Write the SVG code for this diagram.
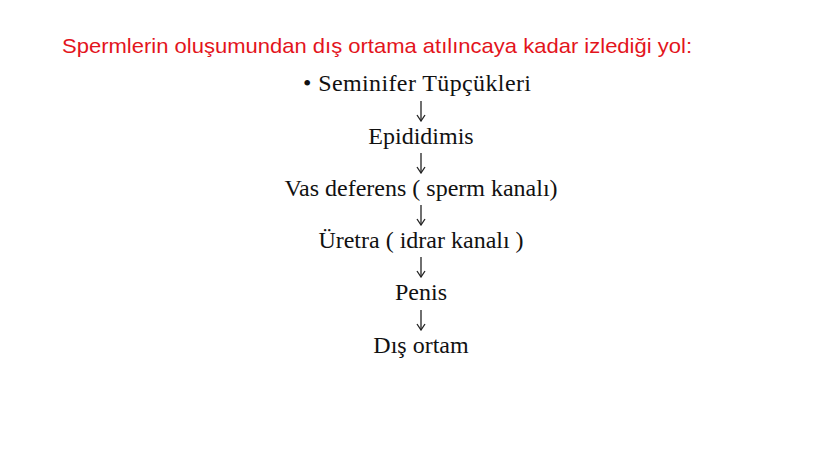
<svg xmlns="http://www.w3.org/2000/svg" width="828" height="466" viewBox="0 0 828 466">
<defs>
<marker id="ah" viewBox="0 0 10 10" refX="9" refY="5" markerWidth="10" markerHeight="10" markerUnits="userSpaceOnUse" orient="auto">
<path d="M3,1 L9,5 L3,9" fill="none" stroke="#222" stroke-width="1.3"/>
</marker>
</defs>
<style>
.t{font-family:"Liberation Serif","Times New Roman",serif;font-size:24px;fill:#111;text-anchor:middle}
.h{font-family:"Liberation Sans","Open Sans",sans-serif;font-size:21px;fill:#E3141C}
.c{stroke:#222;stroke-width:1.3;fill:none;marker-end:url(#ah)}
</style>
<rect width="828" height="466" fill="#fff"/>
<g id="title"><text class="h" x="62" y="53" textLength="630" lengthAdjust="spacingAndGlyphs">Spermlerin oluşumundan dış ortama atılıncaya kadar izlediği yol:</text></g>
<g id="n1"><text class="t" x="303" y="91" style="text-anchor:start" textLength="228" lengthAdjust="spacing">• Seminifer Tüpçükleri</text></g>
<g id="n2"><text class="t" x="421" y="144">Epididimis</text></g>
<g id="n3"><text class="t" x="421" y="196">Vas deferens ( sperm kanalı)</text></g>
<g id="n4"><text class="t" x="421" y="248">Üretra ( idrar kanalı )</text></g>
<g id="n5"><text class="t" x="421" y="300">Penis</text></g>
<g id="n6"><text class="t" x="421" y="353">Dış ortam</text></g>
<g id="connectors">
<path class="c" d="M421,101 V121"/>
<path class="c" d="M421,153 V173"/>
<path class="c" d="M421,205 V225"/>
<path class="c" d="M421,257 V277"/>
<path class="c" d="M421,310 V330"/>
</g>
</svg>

- **What the task asks**
Make an exact copy of the data above, pictures excluded.

- **Written answer**
Write the SVG code for this diagram.
<svg xmlns="http://www.w3.org/2000/svg" width="828" height="466" viewBox="0 0 828 466">
<defs>
<marker id="ah" viewBox="0 0 10 10" refX="9" refY="5" markerWidth="10" markerHeight="10" markerUnits="userSpaceOnUse" orient="auto">
<path d="M3,1 L9,5 L3,9" fill="none" stroke="#222" stroke-width="1.3"/>
</marker>
</defs>
<style>
.t{font-family:"Liberation Serif","Times New Roman",serif;font-size:24px;fill:#111;text-anchor:middle}
.h{font-family:"Liberation Sans","Open Sans",sans-serif;font-size:21px;fill:#E3141C}
.c{stroke:#222;stroke-width:1.3;fill:none;marker-end:url(#ah)}
</style>
<rect width="828" height="466" fill="#fff"/>
<g id="title"><text class="h" x="62" y="53" textLength="630" lengthAdjust="spacingAndGlyphs">Spermlerin oluşumundan dış ortama atılıncaya kadar izlediği yol:</text></g>
<g id="n1"><text class="t" x="303" y="91" style="text-anchor:start" textLength="228" lengthAdjust="spacing">• Seminifer Tüpçükleri</text></g>
<g id="n2"><text class="t" x="421" y="144">Epididimis</text></g>
<g id="n3"><text class="t" x="421" y="196">Vas deferens ( sperm kanalı)</text></g>
<g id="n4"><text class="t" x="421" y="248">Üretra ( idrar kanalı )</text></g>
<g id="n5"><text class="t" x="421" y="300">Penis</text></g>
<g id="n6"><text class="t" x="421" y="353">Dış ortam</text></g>
<g id="connectors">
<path class="c" d="M421,101 V121"/>
<path class="c" d="M421,153 V173"/>
<path class="c" d="M421,205 V225"/>
<path class="c" d="M421,257 V277"/>
<path class="c" d="M421,310 V330"/>
</g>
</svg>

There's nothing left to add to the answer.